## Given task
Write out the material exactly. Do not include the pictures.

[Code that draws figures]
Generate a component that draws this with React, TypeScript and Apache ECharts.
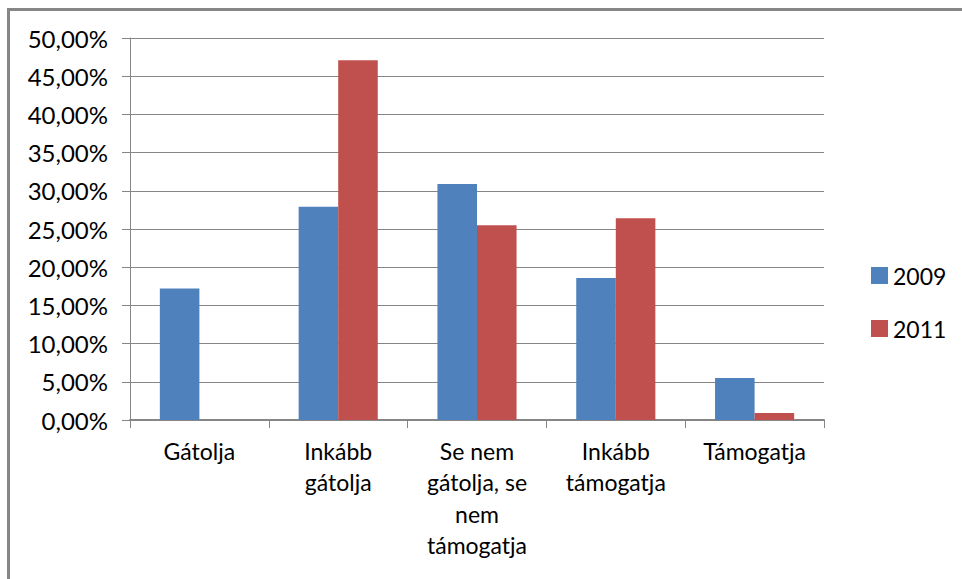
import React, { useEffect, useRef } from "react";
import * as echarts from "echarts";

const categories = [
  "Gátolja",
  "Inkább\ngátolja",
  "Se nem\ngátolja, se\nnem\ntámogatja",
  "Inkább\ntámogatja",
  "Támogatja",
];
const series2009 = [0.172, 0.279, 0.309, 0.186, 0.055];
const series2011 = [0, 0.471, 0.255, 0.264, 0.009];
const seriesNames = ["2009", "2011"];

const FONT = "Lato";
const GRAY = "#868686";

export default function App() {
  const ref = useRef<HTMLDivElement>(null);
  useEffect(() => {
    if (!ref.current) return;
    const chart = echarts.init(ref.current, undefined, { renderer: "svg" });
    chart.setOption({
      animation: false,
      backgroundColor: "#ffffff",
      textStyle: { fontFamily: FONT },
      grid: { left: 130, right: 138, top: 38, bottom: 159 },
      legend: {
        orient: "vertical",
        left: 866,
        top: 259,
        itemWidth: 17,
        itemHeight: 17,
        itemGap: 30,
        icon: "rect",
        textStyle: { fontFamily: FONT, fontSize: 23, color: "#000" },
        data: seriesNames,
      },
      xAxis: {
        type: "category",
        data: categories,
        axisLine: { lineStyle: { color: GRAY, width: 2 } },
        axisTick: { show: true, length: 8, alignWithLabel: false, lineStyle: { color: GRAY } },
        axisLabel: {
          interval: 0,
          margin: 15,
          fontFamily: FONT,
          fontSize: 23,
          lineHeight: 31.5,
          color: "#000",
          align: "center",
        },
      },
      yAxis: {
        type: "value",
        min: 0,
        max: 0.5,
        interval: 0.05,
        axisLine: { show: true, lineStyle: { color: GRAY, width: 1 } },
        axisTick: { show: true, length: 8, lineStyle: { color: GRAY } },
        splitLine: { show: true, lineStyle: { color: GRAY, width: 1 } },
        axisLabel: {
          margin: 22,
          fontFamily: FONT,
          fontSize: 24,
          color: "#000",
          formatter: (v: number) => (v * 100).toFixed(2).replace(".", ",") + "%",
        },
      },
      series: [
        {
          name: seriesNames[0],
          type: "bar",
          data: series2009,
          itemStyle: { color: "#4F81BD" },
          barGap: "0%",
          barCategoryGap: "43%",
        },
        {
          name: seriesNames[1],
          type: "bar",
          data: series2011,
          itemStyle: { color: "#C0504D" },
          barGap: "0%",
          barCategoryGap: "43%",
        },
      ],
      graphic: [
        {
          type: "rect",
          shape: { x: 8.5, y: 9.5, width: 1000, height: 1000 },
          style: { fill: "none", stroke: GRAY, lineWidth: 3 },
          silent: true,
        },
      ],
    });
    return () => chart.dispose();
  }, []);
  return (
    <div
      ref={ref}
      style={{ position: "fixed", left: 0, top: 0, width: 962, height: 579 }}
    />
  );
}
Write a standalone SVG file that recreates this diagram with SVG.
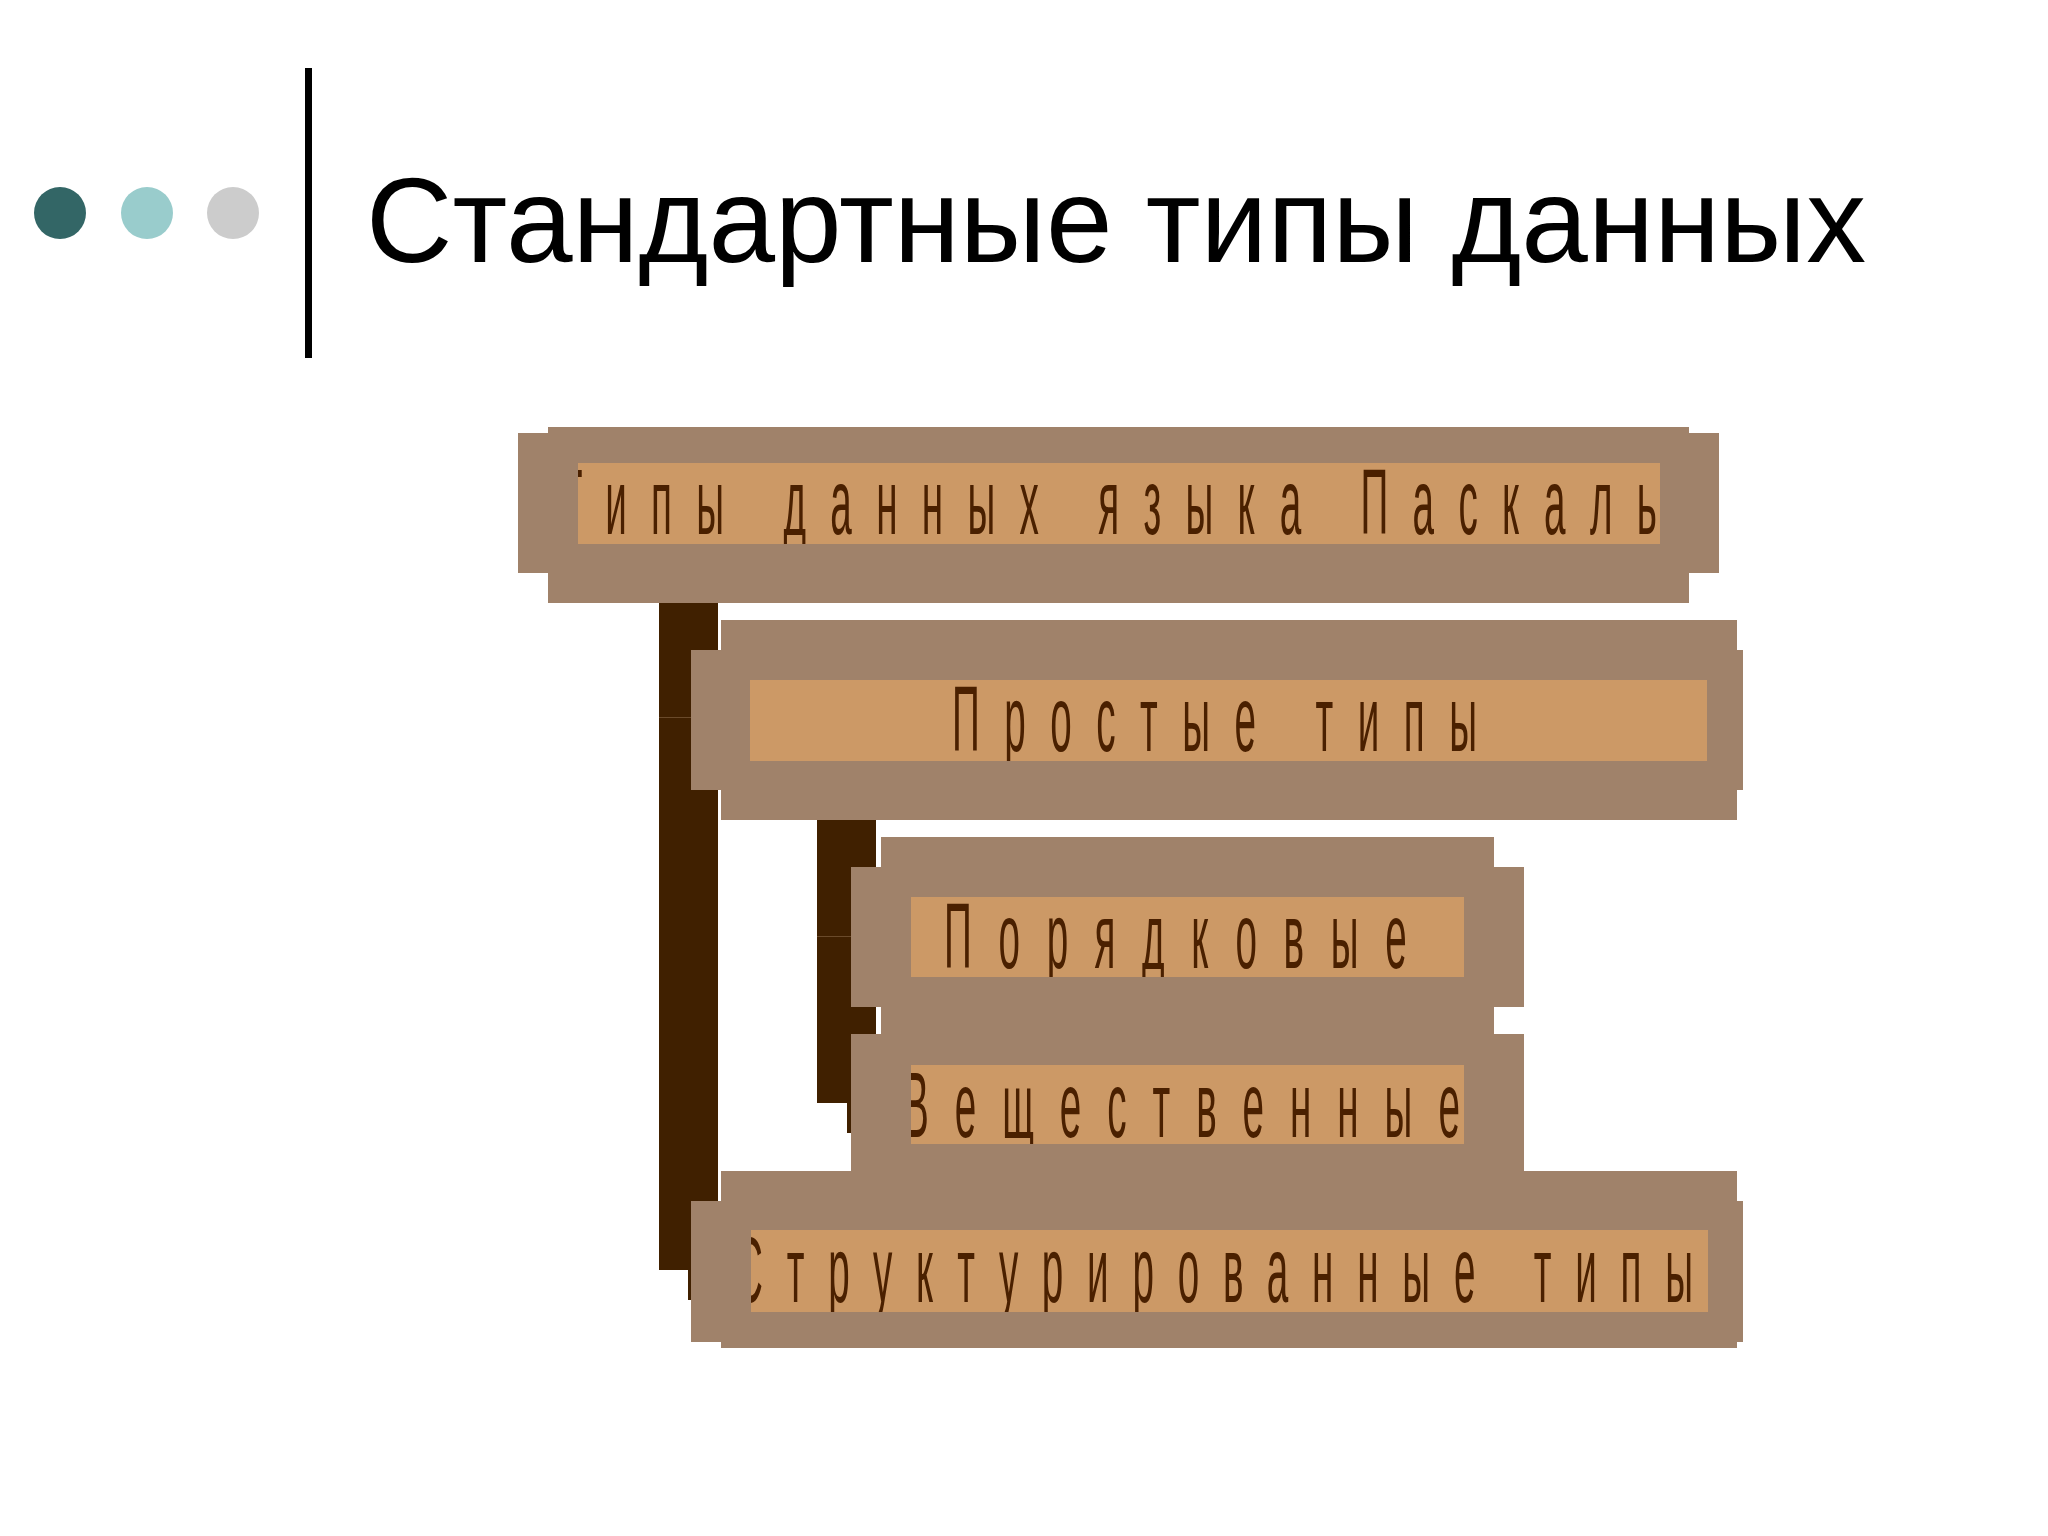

## The response
Generate a component that draws this with React, TypeScript and Apache ECharts.
import React, { useEffect, useRef } from "react";
import * as echarts from "echarts";

const categories = [
  "Gátolja",
  "Inkább\ngátolja",
  "Se nem\ngátolja, se\nnem\ntámogatja",
  "Inkább\ntámogatja",
  "Támogatja",
];
const series2009 = [0.172, 0.279, 0.309, 0.186, 0.055];
const series2011 = [0, 0.471, 0.255, 0.264, 0.009];
const seriesNames = ["2009", "2011"];

const FONT = "Lato";
const GRAY = "#868686";

export default function App() {
  const ref = useRef<HTMLDivElement>(null);
  useEffect(() => {
    if (!ref.current) return;
    const chart = echarts.init(ref.current, undefined, { renderer: "svg" });
    chart.setOption({
      animation: false,
      backgroundColor: "#ffffff",
      textStyle: { fontFamily: FONT },
      grid: { left: 130, right: 138, top: 38, bottom: 159 },
      legend: {
        orient: "vertical",
        left: 866,
        top: 259,
        itemWidth: 17,
        itemHeight: 17,
        itemGap: 30,
        icon: "rect",
        textStyle: { fontFamily: FONT, fontSize: 23, color: "#000" },
        data: seriesNames,
      },
      xAxis: {
        type: "category",
        data: categories,
        axisLine: { lineStyle: { color: GRAY, width: 2 } },
        axisTick: { show: true, length: 8, alignWithLabel: false, lineStyle: { color: GRAY } },
        axisLabel: {
          interval: 0,
          margin: 15,
          fontFamily: FONT,
          fontSize: 23,
          lineHeight: 31.5,
          color: "#000",
          align: "center",
        },
      },
      yAxis: {
        type: "value",
        min: 0,
        max: 0.5,
        interval: 0.05,
        axisLine: { show: true, lineStyle: { color: GRAY, width: 1 } },
        axisTick: { show: true, length: 8, lineStyle: { color: GRAY } },
        splitLine: { show: true, lineStyle: { color: GRAY, width: 1 } },
        axisLabel: {
          margin: 22,
          fontFamily: FONT,
          fontSize: 24,
          color: "#000",
          formatter: (v: number) => (v * 100).toFixed(2).replace(".", ",") + "%",
        },
      },
      series: [
        {
          name: seriesNames[0],
          type: "bar",
          data: series2009,
          itemStyle: { color: "#4F81BD" },
          barGap: "0%",
          barCategoryGap: "43%",
        },
        {
          name: seriesNames[1],
          type: "bar",
          data: series2011,
          itemStyle: { color: "#C0504D" },
          barGap: "0%",
          barCategoryGap: "43%",
        },
      ],
      graphic: [
        {
          type: "rect",
          shape: { x: 8.5, y: 9.5, width: 1000, height: 1000 },
          style: { fill: "none", stroke: GRAY, lineWidth: 3 },
          silent: true,
        },
      ],
    });
    return () => chart.dispose();
  }, []);
  return (
    <div
      ref={ref}
      style={{ position: "fixed", left: 0, top: 0, width: 962, height: 579 }}
    />
  );
}
Write a standalone SVG file that recreates this diagram with SVG.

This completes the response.